Now, the popular psychology that floats about in the ordinary forms of
language has long since distinguished certain kinds of unreasoned or
uninferred knowledge. Of these the two best known are perception and
memory. When I see an object before me, or when I recall an event in my
past experience, I am supposed to grasp a piece of knowledge directly,
to know something immediately, and not through the medium of something
else. Yet I know differently in the two cases. In the first I know by
what is called a presentative process, namely, that of sense-perception;
in the second I know by a representative process, namely, that of
reproduction, or on the evidence of memory. In the one case the object
of cognition is present to my perceptive faculties; in the other it is
recalled by the power of memory.
Scientific psychology tends, no doubt, to break down some of these
popular distinctions. Just as the zoologist sometimes groups together
varieties of animals which the unscientific eye would never think of
connecting, so the psychologist may analyze mental operations which
appear widely dissimilar to the popular mind, and reduce them to one
fundamental process. Thus recent psychology draws no sharp distinction
between perception and recollection. It finds in both very much the same
elements, though combined in a different way. Strictly speaking, indeed,
perception must be defined as a presentative-representative operation.

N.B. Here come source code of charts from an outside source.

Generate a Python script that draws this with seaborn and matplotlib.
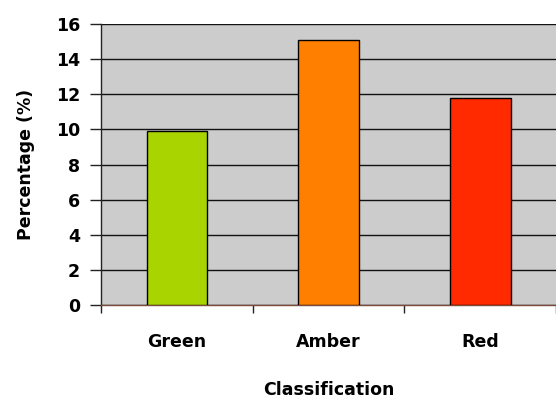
import matplotlib
matplotlib.use("Agg")
import matplotlib.pyplot as plt
import seaborn as sns
import pandas as pd

categories = ["Green", "Amber", "Red"]
percentages = [9.9, 15.1, 11.8]
bar_colors = ["#AAD400", "#FF7F00", "#FF2A00"]
y_ticks = [0, 2, 4, 6, 8, 10, 12, 14, 16]

sns.set_style("white")
plt.rcParams["font.family"] = ["DejaVu Sans"]
plt.rcParams["text.color"] = "black"
plt.rcParams["axes.labelcolor"] = "black"
plt.rcParams["xtick.color"] = "black"
plt.rcParams["ytick.color"] = "black"

df = pd.DataFrame({"Classification": categories, "Percentage": percentages})

fig = plt.figure(figsize=(5.56, 4.03), dpi=100)
ax = fig.add_axes([0.1817, 0.2432, 0.8183, 0.6972])
ax.set_facecolor("#CCCCCC")

sns.barplot(data=df, x="Classification", y="Percentage", hue="Classification",
            palette=bar_colors, saturation=1, width=0.4, edgecolor="black",
            linewidth=1, legend=False, ax=ax, zorder=3)

ax.set_ylim(0, 16)
ax.set_xlim(-0.5, 2.5)
ax.set_yticks(y_ticks)
ax.yaxis.grid(True, color="#111111", linewidth=1, zorder=0)
ax.set_axisbelow(True)

for side in ["top", "right"]:
    ax.spines[side].set_visible(False)
ax.spines["left"].set_color("#222222")
ax.spines["left"].set_linewidth(1)
ax.spines["bottom"].set_color("#7A4A3A")
ax.spines["bottom"].set_linewidth(1)

ax.tick_params(axis="y", which="major", direction="out", length=8, width=1,
               color="#222222", labelsize=12.5, pad=7, left=True)
ax.set_xticks([-0.5, 0.5, 1.5, 2.5], minor=True)
ax.tick_params(axis="x", which="minor", direction="out", length=6, width=1,
               color="#222222", bottom=True)
ax.tick_params(axis="x", which="major", length=0, labelsize=12.5, pad=20)
for lbl in ax.get_xticklabels() + ax.get_yticklabels():
    lbl.set_fontweight("bold")

ax.set_xlabel("Classification", fontsize=12.5, fontweight="bold", labelpad=22)
ax.set_ylabel("Percentage (%)", fontsize=12.5, fontweight="bold", labelpad=15)

fig.savefig("out.png", dpi=100)
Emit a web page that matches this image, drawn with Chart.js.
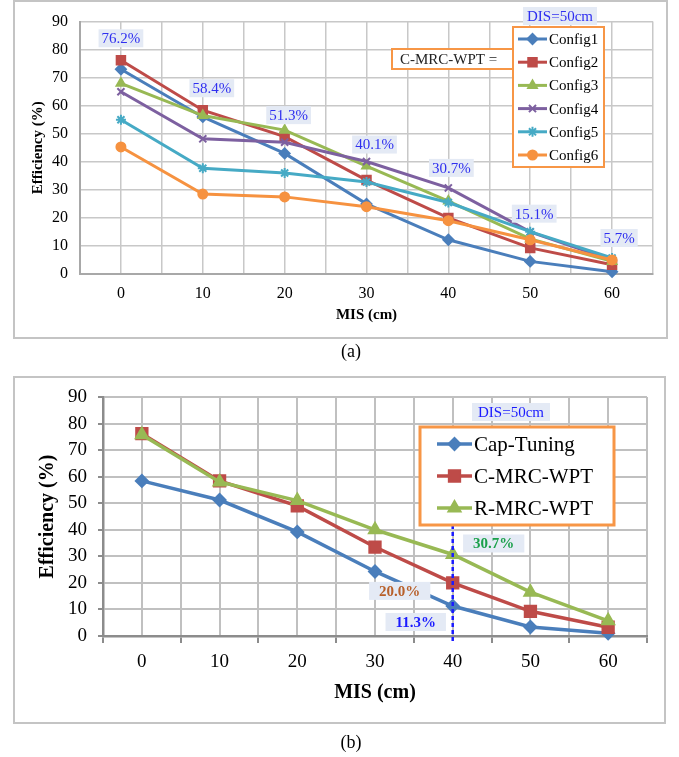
<!DOCTYPE html>
<html>
<head>
<meta charset="utf-8">
<script src="https://cdn.jsdelivr.net/npm/chart.js@4.4.1/dist/chart.umd.min.js"></script>
<style>
  body { margin: 0; background: #fff; width: 679px; height: 757px; position: relative; overflow: hidden; font-family: "Liberation Serif", serif; }
  .frame { position: absolute; box-sizing: border-box; border: 2px solid #c4c4c4; }
  .cap { position: absolute; width: 60px; text-align: center; font-size: 18px; line-height: 18px; }
  canvas { position: absolute; left: 0; }
</style>
</head>
<body>
<div class="frame" style="left:13px;top:0;width:655px;height:339px"></div>
<canvas id="chartA" width="679" height="345" style="top:0"></canvas>
<div class="cap" style="left:321px;top:342px">(a)</div>

<div class="frame" style="left:13px;top:376px;width:653px;height:348px"></div>
<canvas id="chartB" width="679" height="380" style="top:360px"></canvas>
<div class="cap" style="left:321px;top:733px">(b)</div>

<script>
const misCm = [0, 10, 20, 30, 40, 50, 60];
const yTicks = [0, 10, 20, 30, 40, 50, 60, 70, 80, 90];

// (a) C-MRC-WPT configurations
const config1 = [73, 56, 43, 25, 12.2, 4.5, 0.8];
const config2 = [76.2, 58.4, 49, 33.5, 20, 9.3, 3.3];
const config3 = [68, 56.5, 51.3, 38.5, 26, 12.5, 4.5];
const config4 = [65, 48.2, 47, 40.1, 30.7, 15, 5];
const config5 = [55, 37.7, 36, 32.8, 25.5, 15.1, 5.7];
const config6 = [45.3, 28.5, 27.5, 24, 19, 12.2, 5];

// (b) comparison
const capTuning = [58.4, 51.2, 39.2, 24.3, 11.3, 3.4, 1.0];
const cMrcWpt = [76.2, 58.4, 49, 33.5, 20, 9.3, 3.3];
const rMrcWpt = [75.8, 58, 51, 40, 30.7, 16.5, 5.7];

const SERIF = '"Liberation Serif", serif';
Chart.defaults.font.family = SERIF;
Chart.defaults.color = '#000';

const BLUE = '#4a7ebb', RED = '#be4b48', GREEN = '#98b954', PURPLE = '#7d60a0', CYAN = '#46aac5', ORANGE = '#f69240';

function points(values) {
    return misCm.map((x, i) => ({ x: x, y: values[i] }));
}

// later series sit on top, like the spreadsheet original
function series(idx, label, values, color, style, radius, lineWidth) {
    return {
        label: label,
        data: points(values),
        order: 10 - idx,
        borderColor: color,
        backgroundColor: color,
        pointBackgroundColor: color,
        pointBorderColor: color,
        pointStyle: style,
        pointRadius: radius,
        pointBorderWidth: 2,
        borderWidth: lineWidth,
        tension: 0,
        clip: false
    };
}

function xTickLabel(v) {
    return misCm.includes(v) ? String(v) : '';
}

function tag(ctx, text, cx, cy, font, color, bg, padX) {
    ctx.font = font;
    const w = ctx.measureText(text).width + padX * 2;
    const h = parseInt(font.match(/(\d+)px/)[1], 10) + 3;
    ctx.fillStyle = bg;
    ctx.fillRect(cx - w / 2, cy - h / 2, w, h);
    ctx.fillStyle = color;
    ctx.textAlign = 'center';
    ctx.textBaseline = 'middle';
    ctx.fillText(text, cx, cy + 1);
}

function boxLegend(opts) {
    return {
        id: 'boxLegend',
        afterDraw(chart) {
            const ctx = chart.ctx;
            ctx.save();
            ctx.fillStyle = '#fff';
            ctx.fillRect(opts.left, opts.top, opts.width, opts.height);
            ctx.strokeStyle = '#f79646';
            ctx.lineWidth = opts.border;
            ctx.strokeRect(opts.left, opts.top, opts.width, opts.height);
            chart.data.datasets.forEach((ds, i) => {
                const y = opts.top + opts.firstRow + i * opts.rowGap;
                const x0 = opts.left + opts.lineStart;
                const x1 = x0 + opts.lineLen;
                ctx.strokeStyle = ds.borderColor;
                ctx.lineWidth = ds.borderWidth;
                ctx.beginPath();
                ctx.moveTo(x0, y);
                ctx.lineTo(x1, y);
                ctx.stroke();
                ctx.fillStyle = ds.pointBackgroundColor;
                ctx.lineWidth = ds.pointBorderWidth;
                Chart.helpers.drawPoint(ctx, {
                    pointStyle: ds.pointStyle,
                    radius: ds.pointRadius,
                    borderWidth: ds.pointBorderWidth,
                    rotation: 0
                }, (x0 + x1) / 2, y);
                ctx.fillStyle = '#000';
                ctx.font = opts.fontSize + 'px ' + SERIF;
                ctx.textAlign = 'left';
                ctx.textBaseline = 'middle';
                ctx.fillText(ds.label, x1 + 2, y + 1);
            });
            ctx.restore();
        }
    };
}

// ---------- chart (a) ----------
const configs = [config1, config2, config3, config4, config5, config6];
const peakOffsets = [[0, -22], [9, -22], [4, -15], [8, -17], [3, -20], [4, -18], [7, -20]];

const chartAExtras = {
    id: 'chartAExtras',
    afterDatasetsDraw(chart) {
        const { ctx, scales: { x, y } } = chart;
        ctx.save();
        misCm.forEach((m, i) => {
            const peak = Math.max(...configs.map(c => c[i]));
            const px = x.getPixelForValue(m) + peakOffsets[i][0];
            const py = y.getPixelForValue(peak) + peakOffsets[i][1];
            tag(ctx, peak.toFixed(1) + '%', px, py, '15px ' + SERIF, '#2f2ff0', '#e4eaf5', 3);
        });
        tag(ctx, 'DIS=50cm', 560, 16, '15px ' + SERIF, '#2f2ff0', '#e4eaf5', 4);
        // label box joined to the legend
        ctx.fillStyle = '#fff';
        ctx.fillRect(392, 49, 121, 20);
        ctx.strokeStyle = '#f79646';
        ctx.lineWidth = 2;
        ctx.strokeRect(392, 49, 121, 20);
        ctx.fillStyle = '#222';
        ctx.font = '15px ' + SERIF;
        ctx.textAlign = 'left';
        ctx.textBaseline = 'middle';
        ctx.fillText('C-MRC-WPT =', 400, 60);
        ctx.restore();
    }
};

new Chart(document.getElementById('chartA').getContext('2d'), {
    type: 'line',
    data: {
        datasets: [
            series(0, 'Config1', config1, BLUE, 'rectRot', 5, 3),
            series(1, 'Config2', config2, RED, 'rect', 6, 3),
            series(2, 'Config3', config3, GREEN, 'triangle', 5, 3),
            series(3, 'Config4', config4, PURPLE, 'crossRot', 5, 3),
            series(4, 'Config5', config5, CYAN, 'star', 5, 3),
            series(5, 'Config6', config6, ORANGE, 'circle', 4.5, 3)
        ]
    },
    options: {
        responsive: false,
        animation: false,
        layout: { padding: { left: 0, top: 16, right: 26, bottom: 0 } },
        plugins: { legend: { display: false }, tooltip: { enabled: false } },
        scales: {
            x: {
                type: 'linear',
                min: -5,
                max: 65,
                afterFit: s => { s.height = 71; },
                ticks: { stepSize: 5, autoSkip: false, maxRotation: 0, padding: 10, font: { size: 16 }, callback: xTickLabel },
                grid: { color: '#c8c8c8', lineWidth: 1.5, drawTicks: false },
                border: { color: '#a8a8a8', width: 2 },
                title: { display: true, text: 'MIS (cm)', font: { size: 15, weight: 'bold' }, padding: { top: 0, bottom: 21 } }
            },
            y: {
                min: 0,
                max: 90,
                afterFit: s => { s.width = 80; },
                afterBuildTicks: s => { s.ticks = yTicks.map(v => ({ value: v })); },
                ticks: { padding: 12, font: { size: 16 } },
                grid: { color: '#c8c8c8', lineWidth: 1.5, drawTicks: false },
                border: { color: '#a8a8a8', width: 2 },
                title: { display: true, text: 'Efficiency (%)', font: { size: 15, weight: 'bold' }, padding: { top: 29, bottom: 0 } }
            }
        }
    },
    plugins: [chartAExtras, boxLegend({ left: 513, top: 27, width: 91, height: 140, border: 2, firstRow: 12, rowGap: 23.2, lineStart: 5, lineLen: 29, fontSize: 15 })]
});

// ---------- chart (b) ----------
const chartBExtras = {
    id: 'chartBExtras',
    afterDatasetsDraw(chart) {
        const { ctx, scales: { x, y }, chartArea } = chart;
        ctx.save();
        const x40 = x.getPixelForValue(misCm[4]);
        ctx.strokeStyle = '#1a1aff';
        ctx.lineWidth = 2.5;
        ctx.setLineDash([4, 3]);
        ctx.beginPath();
        ctx.moveTo(x40, 165);
        ctx.lineTo(x40, chartArea.bottom + 6);
        ctx.stroke();
        ctx.setLineDash([]);
        const font = 'bold 15px ' + SERIF;
        tag(ctx, rMrcWpt[4].toFixed(1) + '%', x40 + 41, y.getPixelForValue(rMrcWpt[4]) - 11, font, '#1aa04a', '#e4eaf5', 10);
        tag(ctx, cMrcWpt[4].toFixed(1) + '%', x40 - 53, y.getPixelForValue(cMrcWpt[4]) + 8, font, '#b8602a', '#e4eaf5', 10);
        tag(ctx, capTuning[4].toFixed(1) + '%', x40 - 37, y.getPixelForValue(capTuning[4]) + 16, font, '#1a1aff', '#e4eaf5', 10);
        tag(ctx, 'DIS=50cm', 511, 52, '15px ' + SERIF, '#1a1aff', '#e4eaf5', 6);
        ctx.restore();
    }
};

new Chart(document.getElementById('chartB').getContext('2d'), {
    type: 'line',
    data: {
        datasets: [
            series(0, 'Cap-Tuning', capTuning, BLUE, 'rectRot', 6, 3.5),
            series(1, 'C-MRC-WPT', cMrcWpt, RED, 'rect', 8, 3.5),
            series(2, 'R-MRC-WPT', rMrcWpt, GREEN, 'triangle', 7, 3.5)
        ]
    },
    options: {
        responsive: false,
        animation: false,
        layout: { padding: { left: 0, top: 37, right: 32, bottom: 0 } },
        plugins: { legend: { display: false }, tooltip: { enabled: false } },
        scales: {
            x: {
                type: 'linear',
                min: -5,
                max: 65,
                afterFit: s => { s.height = 104; },
                ticks: { stepSize: 5, autoSkip: false, maxRotation: 0, padding: 8, font: { size: 19 }, callback: xTickLabel },
                grid: {
                    color: '#c0c0c0',
                    lineWidth: 2,
                    tickLength: 7,
                    tickColor: c => (c.tick && misCm.includes(c.tick.value)) ? 'rgba(0,0,0,0)' : '#8c8c8c'
                },
                border: { color: '#8c8c8c', width: 2.5 },
                title: { display: true, text: 'MIS (cm)', font: { size: 20, weight: 'bold' }, padding: { top: 0, bottom: 35 } }
            },
            y: {
                min: 0,
                max: 90,
                afterFit: s => { s.width = 103; },
                afterBuildTicks: s => { s.ticks = yTicks.map(v => ({ value: v })); },
                ticks: { padding: 11, font: { size: 19 } },
                grid: { color: '#c0c0c0', lineWidth: 2, tickLength: 5, tickColor: '#8c8c8c' },
                border: { color: '#8c8c8c', width: 2.5 },
                title: { display: true, text: 'Efficiency (%)', font: { size: 20, weight: 'bold' }, padding: { top: 36, bottom: 0 } }
            }
        }
    },
    plugins: [chartBExtras, boxLegend({ left: 420, top: 67, width: 194, height: 98, border: 3, firstRow: 17, rowGap: 32, lineStart: 17, lineLen: 35, fontSize: 21 })]
});
</script>
</body>
</html>
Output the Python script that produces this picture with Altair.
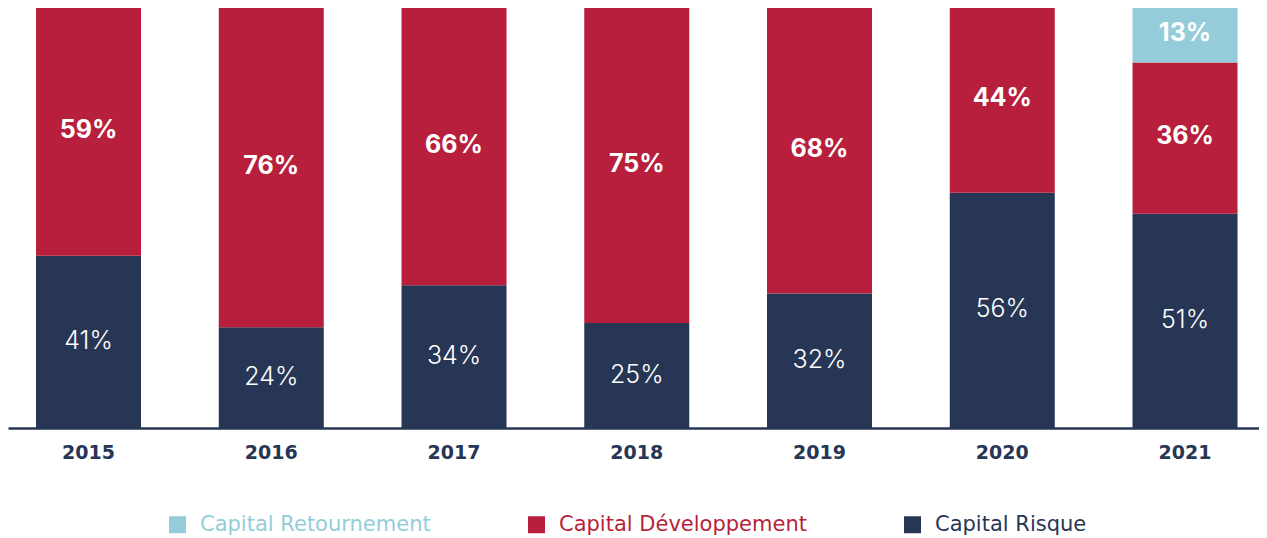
import altair as alt
import pandas as pd

years = ["2015", "2016", "2017", "2018", "2019", "2020", "2021"]
risque = [41, 24, 34, 25, 32, 56, 51]
developpement = [59, 76, 66, 75, 68, 44, 36]
retournement = [0, 0, 0, 0, 0, 0, 13]

series = ["Capital Retournement", "Capital Développement", "Capital Risque"]
colors = ["#94CDD9", "#B81F3C", "#283655"]

rows = []
for i, yr in enumerate(years):
    for name, vals, order in [("Capital Risque", risque, 0),
                              ("Capital Développement", developpement, 1),
                              ("Capital Retournement", retournement, 2)]:
        if vals[i] > 0:
            rows.append({"year": yr, "series": name, "value": vals[i], "ord": order})
df = pd.DataFrame(rows)

FONT = "Inter"
WIDE = "DejaVu Sans"
NAVY = "#283655"

base = alt.Chart(df).transform_stack(
    stack="value", groupby=["year"], as_=["v0", "v1"],
    sort=[alt.SortField("ord", order="ascending")]
).transform_calculate(
    mid="(datum.v0 + datum.v1) / 2",
    label="datum.value + '%'"
)

xenc = alt.X(
    "year:N", title=None, sort=years,
    scale=alt.Scale(paddingInner=0.4254, paddingOuter=0.1354, align=0.566),
    axis=alt.Axis(labelAngle=0, ticks=False, tickSize=0, grid=False,
                  domainColor=NAVY, domainWidth=2.5,
                  labelFont=WIDE, labelFontSize=19, labelFontWeight="bold",
                  labelColor=NAVY, labelBaseline="middle", labelPadding=24),
)
yscale = alt.Scale(domain=[0, 100], nice=False, zero=True)

bars = base.mark_bar().encode(
    x=xenc,
    y=alt.Y("v0:Q", scale=yscale, axis=None, title=None),
    y2="v1:Q",
    color=alt.Color(
        "series:N",
        scale=alt.Scale(domain=series, range=colors),
        legend=alt.Legend(
            title=None, orient="none", direction="horizontal",
            legendX=159, legendY=506, padding=0,
            symbolType="square", symbolSize=289, symbolStrokeWidth=0,
            symbolOpacity=1, labelFont=WIDE, labelFontSize=21,
            labelFontWeight=500, labelLimit=400, labelOffset=12,
            columnPadding=95,
            labelColor={"expr": "datum.label == 'Capital Risque' ? '#283655' : (datum.label == 'Capital Développement' ? '#B81F3C' : '#94CDD9')"},
        ),
    ),
)

bold_text = base.transform_filter("datum.ord > 0").mark_text(
    font=FONT, fontSize=25, fontWeight="bold", color="white", dy=-2
).encode(
    x=alt.X("year:N", sort=years, title=None),
    y=alt.Y("mid:Q", scale=yscale, axis=None),
    text="label:N",
)

light_text = base.transform_filter("datum.ord == 0").mark_text(
    font=FONT, fontSize=25, fontWeight=300, color="white", dy=-1
).encode(
    x=alt.X("year:N", sort=years, title=None),
    y=alt.Y("mid:Q", scale=yscale, axis=None),
    text="label:N",
)

chart = alt.layer(bars, bold_text, light_text).properties(
    width=1251, height=420,
    autosize=alt.AutoSizeParams(type="none"),
    padding={"left": 0, "top": 0, "right": 0, "bottom": 112},
    background="white",
).configure_view(stroke=None)

chart.save("out.html", embed_options={"renderer": "svg", "actions": False})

To the psychologist it comes to very much the same thing whether, for
example, on a visit to Switzerland, our minds are occupied in
_perceiving_ the distance of a mountain or in _remembering_ some
pleasant excursion which we made to it on a former visit. In both cases
there is a reinstatement of the past, a reproduction of earlier
experience, a process of adding to a present impression a product of
imagination--taking this word in its widest sense. In both cases the
same laws of reproduction or association are illustrated.